Following the road to the left, I abandoned the official TMB, following the Fenêtre d’Arpette-variant. I planned to hike this variant tomorrow: a steep and demanding climb over a 2.665 m (8.743 ft) high col, together with the Col des Fours the highest point of the TMB.

Leaving the asphalt road, the trail followed the Bisse du Petit Ruisseau (a Bisse is a historic irrigation channel), with roaring water coming down. I happened to lose the official trail eventually, as there were many differtent paths crossing each other.
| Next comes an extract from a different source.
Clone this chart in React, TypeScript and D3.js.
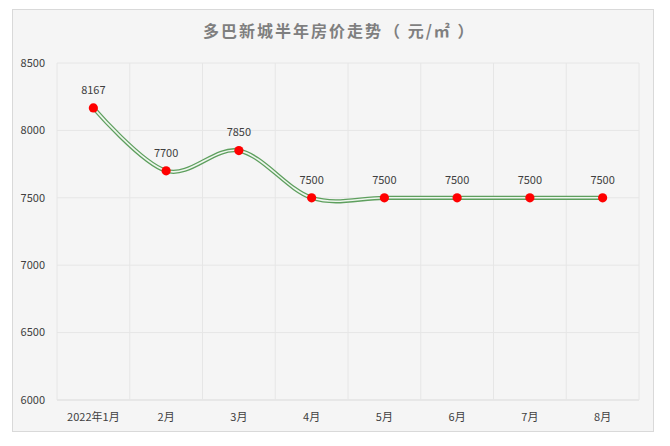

But I just followed the stream as much as I could and before I knew, I suddenly ended up at the refuge.

Refuge and camping Relais d’Arpette

Relais d’Arpette

It was not even 4 p.m. when I was welcomed at the small reception of Relais d’Arpette. There was plenty of room for tents and I could also join the evening meal for an extra charge of € 20. There was a two-choice menu: something with meat, or a Swiss cheese fondue! 

The campsite was a very big field with acces to the very clean and good showers on the ground floor of the main building. When I set up my tent I met my friendly campsite neighbors from La Fouly again, Mikhel and Liisa from Estonia. I spent the rest of the afternoon washing my clothes and reading my book with an apple juice drink on the shady terrace.

My light blue tent in the shared grassy field of Relais d’Arpette

In the evening I joined the dinner in the Refuge with mostly guests from the refuge. I think I was the only one from the campsite. I had a lovely soup and cheese fondue with a Canadian hiker named Chris, and a couple of American Sicilians who descended the Fenêtre d’Arpette that afternoon. According to their story this col would be very hard and steep. 
I went to bed early, at 
8:30 p.m. read a bit in my book and I prepared to wake up early to have an early start for the steep mountain pass ahead of me. I never set an actual alarm clock on my hikes. When I decide to wake at 5 a.m., for some reason I really do wake up just before that hour.